We consider the fact that the USSR did not enter the League of Nations altogether correct, in tactics and in principle. It is all the more regrettable, therefore, that the Soviet Union has lent its authority to the Kellogg Pact, which is a complete fraud whose purpose is to justify" only such wars as correspond to American interests.

We also consider incorrect the tendency of Soviet diplomacy to embellish the policy of American imperialism and particularly its initiative on the question of disarmament We fully recognize the importance for the USSR of normal economic and diplomatic relations with the USA. But this aim cannot be achieved by verbal capitulations to the maneuvers of American imperialism, the strongest and most rapacious of all. We await from Soviet diplomacy a clear and public statement on the danger of war and the struggle against it It is necessary to loudly sound an alert to the people. The less Soviet diplomacy adapts itself to the maneuvers of the imperialists on this burning question, the more courageously it raises its own voice, the more ardently will the laboring masses of the whole world respond, the more closely will they align themselves with the USSR, and the more surely will they defend it against the rising danger.

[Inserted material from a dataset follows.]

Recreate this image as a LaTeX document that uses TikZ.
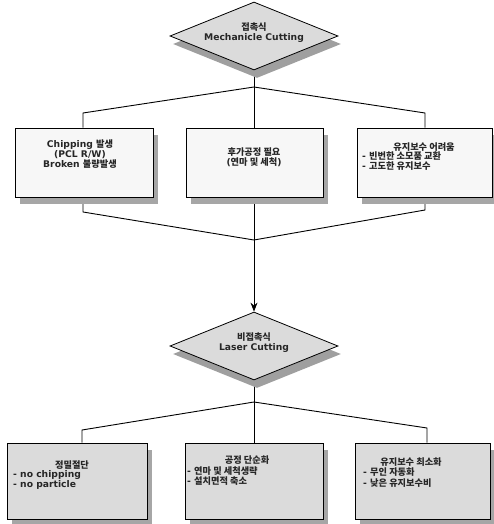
\documentclass[tikz,border=0pt]{standalone}
\usepackage{fontspec}
\setmainfont{DejaVu Sans}
\newfontfamily\kr{Noto Sans CJK KR}
\newcommand\K[1]{{\kr #1}}
\usetikzlibrary{arrows.meta,shapes.geometric,shadows,backgrounds}
\begin{document}
\begin{tikzpicture}[x=1pt,y=-1pt,
  txt/.style={font=\bfseries\fontsize{9.2}{10.2}\selectfont,inner sep=0pt,text=black!85},
  topbox/.style={draw=black,line width=1pt,fill=gray!6,minimum width=138pt,minimum height=69pt,inner sep=0pt,
    general shadow={fill=gray!70,shadow xshift=5pt,shadow yshift=-7pt}},
  botbox/.style={draw=black,line width=1pt,fill=gray!28,minimum width=138pt,minimum height=76pt,inner sep=0pt,
    general shadow={fill=gray!70,shadow xshift=5pt,shadow yshift=-7pt}},
  dia/.style={diamond,draw=black,line width=0.8pt,fill=gray!28,minimum width=168pt,minimum height=68pt,inner sep=0pt,
    general shadow={fill=gray!75,shadow xshift=3pt,shadow yshift=-8pt}},
  conn/.style={draw=black,line width=0.9pt}]
\useasboundingbox (0,0) rectangle (494,524);

% diamonds
\node[dia] (d1) at (254,36) {};
\node[txt,align=center] (d1t) at (254,33) {\K{접촉식}\\Mechanicle Cutting};
\node[dia] (d2) at (254,346) {};
\node[txt,align=center] (d2t) at (254,343) {\K{비접촉식}\\Laser Cutting};

% top row boxes
\node[topbox] (b1) at (84,162.5) {};
\node[topbox,minimum width=137pt] (b2) at (254.5,162.5) {};
\node[topbox,minimum width=135pt] (b3) at (424.5,162.5) {};
\node[txt,align=center] (b1t) at (80,154) {Chipping \K{발생}\\(PCL R/W)\\Broken \K{불량발생}};
\node[txt,align=center] (b2t) at (254,157) {\K{후가공정 필요}\\(\K{연마 및 세척})};
\node[txt] (b3h) at (424,147) {\K{유지보수 어려움}};
\node[txt,align=left,anchor=north west] (b3t) at (362,151.5) {- \K{빈번한 소모품 교환}\\- \K{고도한 유지보수}};

% bottom row boxes
\node[botbox,minimum width=140pt] (b4) at (77,481) {};
\node[botbox] (b5) at (254,481) {};
\node[botbox,minimum width=135pt] (b6) at (422.5,481) {};
\node[txt] (b4h) at (72,465) {\K{정밀절단}};
\node[txt,align=left,anchor=north west] (b4t) at (13,470) {- no chipping\\- no particle};
\node[txt] (b5h) at (247,460) {\K{공정 단순화}};
\node[txt,align=left,anchor=north west] (b5t) at (187,466.5) {- \K{연마 및 세척생략}\\- \K{설치면적 축소}};
\node[txt] (b6h) at (411,462) {\K{유지보수 최소화}};
\node[txt,align=left,anchor=north west] (b6t) at (363,468) {- \K{무인 자동화}\\- \K{낮은 유지보수비}};

% junction coordinates
\coordinate (t0) at (254,87);
\coordinate (t1) at (83,113);
\coordinate (t3) at (425,113);
\coordinate (m1) at (83,212);
\coordinate (m3) at (425,210);
\coordinate (m0) at (254,240);
\coordinate (n0) at (254,402);
\coordinate (n4) at (82,430);
\coordinate (n6) at (427,428);

\begin{pgfonlayer}{background}
\draw[conn] (d1.south) -- (t0);
\draw[conn] (t0) -- (t1) -- (t1 |- b1.north);
\draw[conn] (t0) -- (t0 |- b2.north);
\draw[conn] (t0) -- (t3) -- (t3 |- b3.north);
\draw[conn] (m1 |- b1.south) -- (m1) -- (m0);
\draw[conn] (m3 |- b3.south) -- (m3) -- (m0);
\draw[conn] (m0 |- b2.south) -- (m0);
\draw[conn] (d2.south) -- (n0);
\draw[conn] (n0) -- (n4) -- (n4 |- b4.north);
\draw[conn] (n0) -- (n0 |- b5.north);
\draw[conn] (n0) -- (n6) -- (n6 |- b6.north);
\end{pgfonlayer}
\draw[conn,-{Stealth[length=9pt,width=7pt]}] (m0) -- (d2.north);
\end{tikzpicture}
\end{document}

At the same time we consider it our task to declare here openly: Now, in the face of the terrible danger that is drawing close, it is necessary at last to repair the crimes of the Stalinist bureaucracy against the revolution and communism; it is necessary to free the thousands of Bolshevik-Leninists, the organizers of the October Revolution, the creators of the Red Army, the participants in the civil war, the inflexible revolutionary fighters, from the prisons and exile. For the dictatorship of the proletariat and the world revolution, against imperialist war, they want to fight and they will fight with an energy incomparably greater than that of the parlor pacifists and the innumerable Stalinist bureaucrats.

The policy of the united front in the struggle against war demands special attention and revolutionary perseverance. The Communist Party can and must propose openly, without dubious intermediaries, that all the working-class organizations coordinate their efforts in the struggle against war. For our part the Bolshevik-Leninists propose the following points as a basis on which agreement for a struggle is possible, at the same time maintaining a complete guarantee of the independence of the organizations and their banners.

1. Renunciation of all hopes in the League of Nations and other pacifist illusions.

2. Denunciation of the capitalist "disarmament" programs, which serve to dupe the people.

3. Refusal of all votes to the capitalist governments for military budgets and conscription — not a man, not a cent.

4. Exposure of the fraud of "national defense," because the capitalist nation defends itself by oppressing and dividing the weaker nations.

5. A campaign for economic collaboration with the USSR on the basis of a broadly formulated program, with the mass organizations of the working class drawn into its elaboration and execution.

6. Continual and systematic exposure of the imperialist intrigues against the first and only workers' state.

7. Agitation against war in the war factories, among the soldiers and sailors. Preparation of revolutionary points of support in the war industries, in the army and navy.

8. The training of the Red Army not only in the spirit of a courageous defense of the socialist fatherland but also in the spirit of constant readiness to come to the aid of the proletarian revolution and of the uprisings of the oppressed people in other countries.

9. Systematic education of the laboring masses of the entire world in the spirit of the greatest devotion to the first proletarian state. Despite the unquestionable mistakes in the policy of the present ruling faction, the USSR remains the genuine fatherland of the international proletariat Its defense is the unflinching duty of every honest worker.

10. Indefatigable explanation to the workers of the whole world that a socialist society can be established only on an international scale, and that the real support of the USSR lies in the extension of the proletarian world revolution.